Weiss does not promise this sort of miraculous healing at his office, the Whole Health Center in Town Hill. His personal qi is not so strong as the Chinese masters who have trained for decades. Rather, he incorporates Qigong into the variety of services the center offers.

Weiss and his then-wife, Alexandra, founded the Whole Health Center in 1981. Both were trained counselors with experience in the social services field and a desire to introduce holistic health care to Hancock County.

Today, the center provides individual and couples counseling, several types of massage therapy, visualization and meditation instruction, and workshops in Qigong.
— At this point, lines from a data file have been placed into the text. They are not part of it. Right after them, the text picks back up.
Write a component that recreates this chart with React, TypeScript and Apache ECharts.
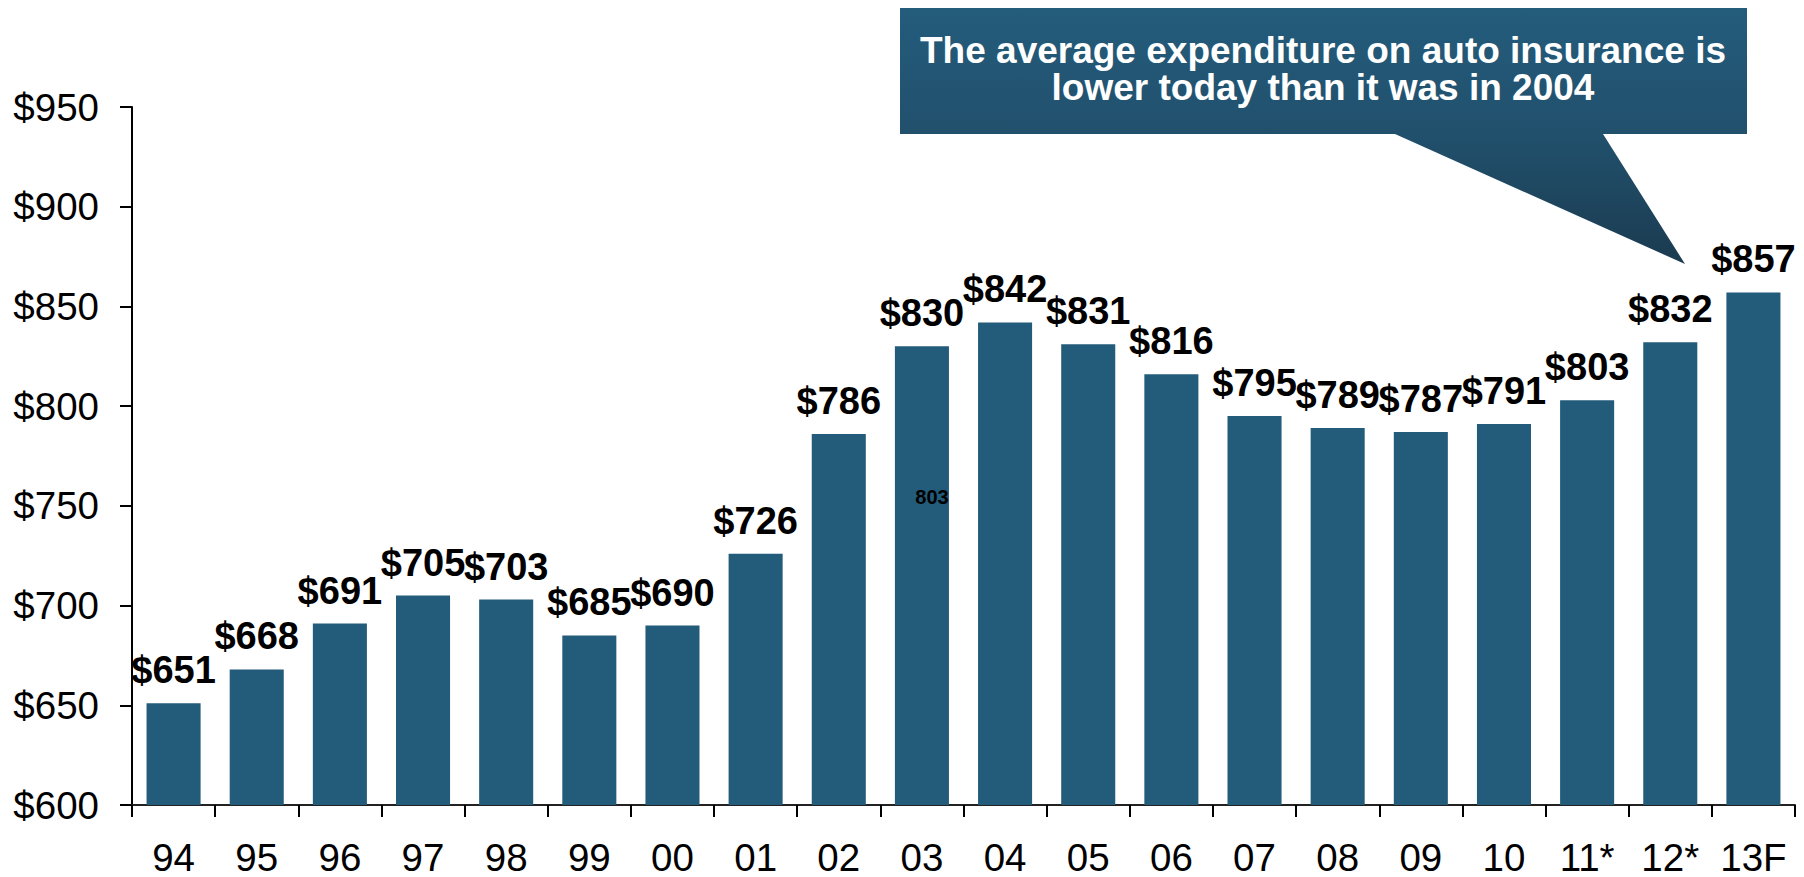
import React, { useEffect, useRef } from "react";
import * as echarts from "echarts";

const categories = ["94", "95", "96", "97", "98", "99", "00", "01", "02", "03", "04", "05", "06", "07", "08", "09", "10", "11*", "12*", "13F"];
const expenditure = [651, 668, 691, 705, 703, 685, 690, 726, 786, 830, 842, 831, 816, 795, 789, 787, 791, 803, 832, 857];
const yTicks = { min: 600, max: 950, interval: 50 };
const calloutLines = ["The average expenditure on auto insurance is", "lower today than it was in 2004"];
const strayNote = "803";

const FONT = "'Liberation Sans', Arial, Helvetica, sans-serif";

export default function App() {
  const ref = useRef<HTMLDivElement>(null);
  useEffect(() => {
    if (!ref.current) return;
    const chart = echarts.init(ref.current, undefined, { renderer: "svg" });
    chart.setOption({
      animation: false,
      backgroundColor: "#ffffff",
      grid: { left: 132, right: 9, top: 107, bottom: 72, containLabel: false },
      xAxis: {
        type: "category",
        data: categories,
        axisLine: { show: true, lineStyle: { color: "#222", width: 2 } },
        axisTick: { show: true, interval: 0, length: 12, lineStyle: { color: "#000", width: 2 } },
        axisLabel: { interval: 0, fontSize: 38.5, lineHeight: 36, color: "#000", fontFamily: FONT, margin: 34 },
        splitLine: { show: false },
      },
      yAxis: {
        type: "value",
        min: yTicks.min,
        max: yTicks.max,
        interval: yTicks.interval,
        axisLine: { show: true, lineStyle: { color: "#000", width: 2 } },
        axisTick: { show: true, length: 12, lineStyle: { color: "#000", width: 2 } },
        axisLabel: { fontSize: 38.5, color: "#000", fontFamily: FONT, margin: 33, formatter: (v: number) => "$" + v },
        splitLine: { show: false },
      },
      series: [
        {
          type: "bar",
          data: expenditure,
          barCategoryGap: "35%",
          itemStyle: { color: "#235B7A" },
          label: {
            show: true,
            position: "top",
            distance: 14,
            fontSize: 38,
            fontWeight: "bold",
            color: "#000",
            fontFamily: FONT,
            formatter: (p: any) => "$" + p.value,
          },
        },
      ],
      graphic: [
        {
          type: "polygon",
          z: 100,
          shape: {
            points: [
              [900, 8],
              [1747, 8],
              [1747, 134],
              [1603, 134],
              [1685, 264],
              [1395, 134],
              [900, 134],
            ],
          },
          style: {
            fill: new echarts.graphic.LinearGradient(0, 0, 0, 1, [
              { offset: 0, color: "#245C7C" },
              { offset: 0.5, color: "#21506C" },
              { offset: 1, color: "#1B3B50" },
            ]),
          },
        },
        {
          type: "text",
          z: 101,
          x: 1323,
          y: 68.5,
          style: {
            text: calloutLines.join("\n"),
            fill: "#ffffff",
            font: "bold 37px " + FONT,
            lineHeight: 37,
            textAlign: "center",
            textVerticalAlign: "middle",
          },
        },
        {
          type: "text",
          z: 101,
          x: 932,
          y: 497,
          style: {
            text: strayNote,
            fill: "#000",
            font: "bold 20px " + FONT,
            textAlign: "center",
            textVerticalAlign: "middle",
          },
        },
      ],
    });
    return () => chart.dispose();
  }, []);
  return <div ref={ref} style={{ position: "fixed", left: 0, top: 0, width: 1804, height: 877 }} />;
}
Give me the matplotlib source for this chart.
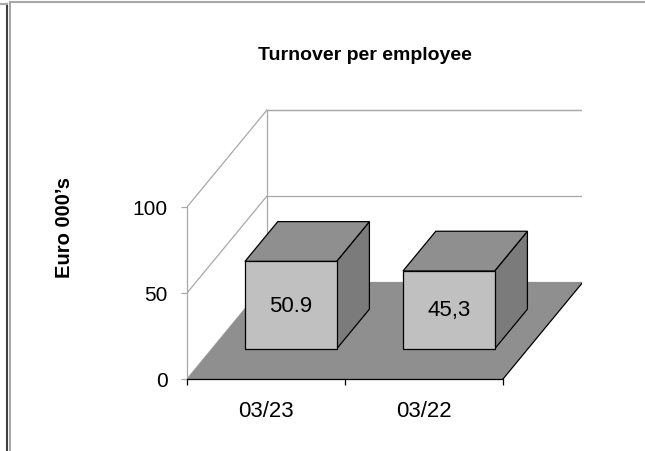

Weiss began to explore the fundamentals of Eastern medicine nearly 40 years ago, when he studied tai chi, the martial arts arm of Qigong, as a college student. He serendipitously discovered its medicinal uses when his massage patients at the center responded to energy therapy.

“I found myself more and more working with my hands above the body, with energies – my hand spontaneously moving in certain ways,” Weiss said. “I wondered: Is this all malarkey or am I really feeling something?”

Then Weiss saw a Qigong healer on a public television documentary making the same precise movements above the body of a patient. That show inspired a craving to experience the ancient culture and in May 1994, Weiss made his first nine-day visit to China.

Since, Weiss has returned five times, bringing a handful of his students to study with Wan and other Chinese physicians.

His May trip will offer participants the opportunity to learn basic Qigong and become certified by Wan, while they tour the country’s cultural and historical sites for two weeks.

“I assure you, there will be no more satisfying or spirit-opening way of experiencing China than through the medium of Qigong study,” Weiss writes in his tour brochure. “This trip is designed to nurture you geographically, culturally, spiritually and above all, with days of warm friendship.”